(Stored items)

━━━━

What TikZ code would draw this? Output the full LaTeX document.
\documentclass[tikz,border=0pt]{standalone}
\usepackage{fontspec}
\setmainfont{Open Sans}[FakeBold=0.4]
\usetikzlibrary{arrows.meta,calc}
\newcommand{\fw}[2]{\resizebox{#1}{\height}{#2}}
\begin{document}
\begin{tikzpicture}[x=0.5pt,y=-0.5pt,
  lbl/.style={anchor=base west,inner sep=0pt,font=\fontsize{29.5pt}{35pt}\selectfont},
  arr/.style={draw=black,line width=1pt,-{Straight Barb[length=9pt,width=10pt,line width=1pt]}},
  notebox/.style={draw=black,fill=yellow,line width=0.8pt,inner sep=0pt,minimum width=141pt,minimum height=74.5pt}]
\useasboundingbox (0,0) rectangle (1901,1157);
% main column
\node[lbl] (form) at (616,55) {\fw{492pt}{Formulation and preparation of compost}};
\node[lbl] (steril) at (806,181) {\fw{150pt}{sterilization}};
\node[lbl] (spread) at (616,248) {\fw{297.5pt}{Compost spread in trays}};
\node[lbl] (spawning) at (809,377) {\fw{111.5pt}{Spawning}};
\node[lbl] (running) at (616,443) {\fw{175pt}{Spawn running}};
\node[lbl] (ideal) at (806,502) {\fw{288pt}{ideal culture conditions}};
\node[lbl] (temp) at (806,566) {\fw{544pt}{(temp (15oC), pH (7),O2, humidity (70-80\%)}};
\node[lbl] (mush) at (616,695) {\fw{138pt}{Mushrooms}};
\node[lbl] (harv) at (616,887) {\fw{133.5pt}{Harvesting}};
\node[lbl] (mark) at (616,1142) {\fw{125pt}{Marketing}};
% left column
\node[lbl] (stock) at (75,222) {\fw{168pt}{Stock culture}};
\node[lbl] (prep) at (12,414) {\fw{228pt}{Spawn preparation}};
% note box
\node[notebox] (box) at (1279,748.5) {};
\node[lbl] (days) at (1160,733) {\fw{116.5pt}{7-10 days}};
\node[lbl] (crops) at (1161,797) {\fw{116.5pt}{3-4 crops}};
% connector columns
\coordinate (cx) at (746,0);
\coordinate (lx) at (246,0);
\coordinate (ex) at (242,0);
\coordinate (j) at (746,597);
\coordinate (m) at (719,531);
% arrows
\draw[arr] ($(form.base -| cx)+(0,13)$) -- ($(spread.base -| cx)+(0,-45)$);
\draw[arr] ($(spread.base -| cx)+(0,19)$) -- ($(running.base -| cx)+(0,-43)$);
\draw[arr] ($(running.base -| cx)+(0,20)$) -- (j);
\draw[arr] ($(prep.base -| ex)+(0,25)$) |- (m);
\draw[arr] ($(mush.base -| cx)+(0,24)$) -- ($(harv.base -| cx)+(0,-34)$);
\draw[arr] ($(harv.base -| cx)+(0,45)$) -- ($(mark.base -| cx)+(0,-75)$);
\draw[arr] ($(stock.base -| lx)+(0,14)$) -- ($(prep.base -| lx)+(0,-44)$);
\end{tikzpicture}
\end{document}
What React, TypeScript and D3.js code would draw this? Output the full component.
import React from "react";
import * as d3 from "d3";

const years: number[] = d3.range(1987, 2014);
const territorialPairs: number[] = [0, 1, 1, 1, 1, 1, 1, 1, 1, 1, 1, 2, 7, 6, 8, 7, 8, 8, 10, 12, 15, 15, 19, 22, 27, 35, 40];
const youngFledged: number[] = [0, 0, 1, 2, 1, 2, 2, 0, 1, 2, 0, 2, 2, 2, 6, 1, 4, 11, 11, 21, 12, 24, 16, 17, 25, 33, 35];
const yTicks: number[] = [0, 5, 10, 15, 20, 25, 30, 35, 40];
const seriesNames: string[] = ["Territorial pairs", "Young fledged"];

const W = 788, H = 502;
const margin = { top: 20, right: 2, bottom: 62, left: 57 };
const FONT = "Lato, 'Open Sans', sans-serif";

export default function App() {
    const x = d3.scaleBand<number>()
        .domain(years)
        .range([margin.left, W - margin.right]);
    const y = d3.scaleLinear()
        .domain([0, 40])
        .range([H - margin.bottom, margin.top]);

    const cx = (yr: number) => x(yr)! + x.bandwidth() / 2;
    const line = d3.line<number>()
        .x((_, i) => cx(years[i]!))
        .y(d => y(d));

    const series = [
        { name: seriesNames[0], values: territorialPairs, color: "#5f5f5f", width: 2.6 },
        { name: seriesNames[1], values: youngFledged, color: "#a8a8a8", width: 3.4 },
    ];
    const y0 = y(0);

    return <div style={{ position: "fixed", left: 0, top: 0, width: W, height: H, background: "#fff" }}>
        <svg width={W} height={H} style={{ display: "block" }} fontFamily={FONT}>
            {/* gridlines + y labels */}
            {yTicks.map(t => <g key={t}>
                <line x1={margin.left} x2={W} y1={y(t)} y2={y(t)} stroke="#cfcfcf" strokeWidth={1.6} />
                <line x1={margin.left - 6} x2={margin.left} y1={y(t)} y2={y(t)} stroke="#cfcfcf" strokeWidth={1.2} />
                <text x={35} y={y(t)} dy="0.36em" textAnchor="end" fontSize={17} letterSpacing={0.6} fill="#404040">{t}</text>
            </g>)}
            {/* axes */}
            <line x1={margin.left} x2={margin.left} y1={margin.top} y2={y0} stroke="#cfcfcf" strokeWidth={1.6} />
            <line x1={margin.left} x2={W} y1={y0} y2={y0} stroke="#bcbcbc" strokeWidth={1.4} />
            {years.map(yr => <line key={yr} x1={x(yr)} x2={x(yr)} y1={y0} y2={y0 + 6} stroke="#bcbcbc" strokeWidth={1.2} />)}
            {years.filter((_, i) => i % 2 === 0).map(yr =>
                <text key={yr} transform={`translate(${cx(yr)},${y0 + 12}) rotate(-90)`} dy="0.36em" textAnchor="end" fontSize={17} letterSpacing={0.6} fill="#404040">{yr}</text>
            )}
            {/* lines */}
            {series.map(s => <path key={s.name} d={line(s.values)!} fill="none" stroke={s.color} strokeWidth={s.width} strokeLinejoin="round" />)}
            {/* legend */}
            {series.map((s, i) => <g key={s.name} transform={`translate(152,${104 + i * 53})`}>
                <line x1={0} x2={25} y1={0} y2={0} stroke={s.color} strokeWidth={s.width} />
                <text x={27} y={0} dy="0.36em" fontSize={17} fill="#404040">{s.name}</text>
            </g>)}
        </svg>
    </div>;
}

━━━━

#### [What to produce]
Quote only the lines running from the line that holds "What React, TypeScript" to the line that holds "import * as", both ends included.

#### [Result below]
What React, TypeScript and D3.js code would draw this? Output the full component.
import React from "react";
import * as d3 from "d3";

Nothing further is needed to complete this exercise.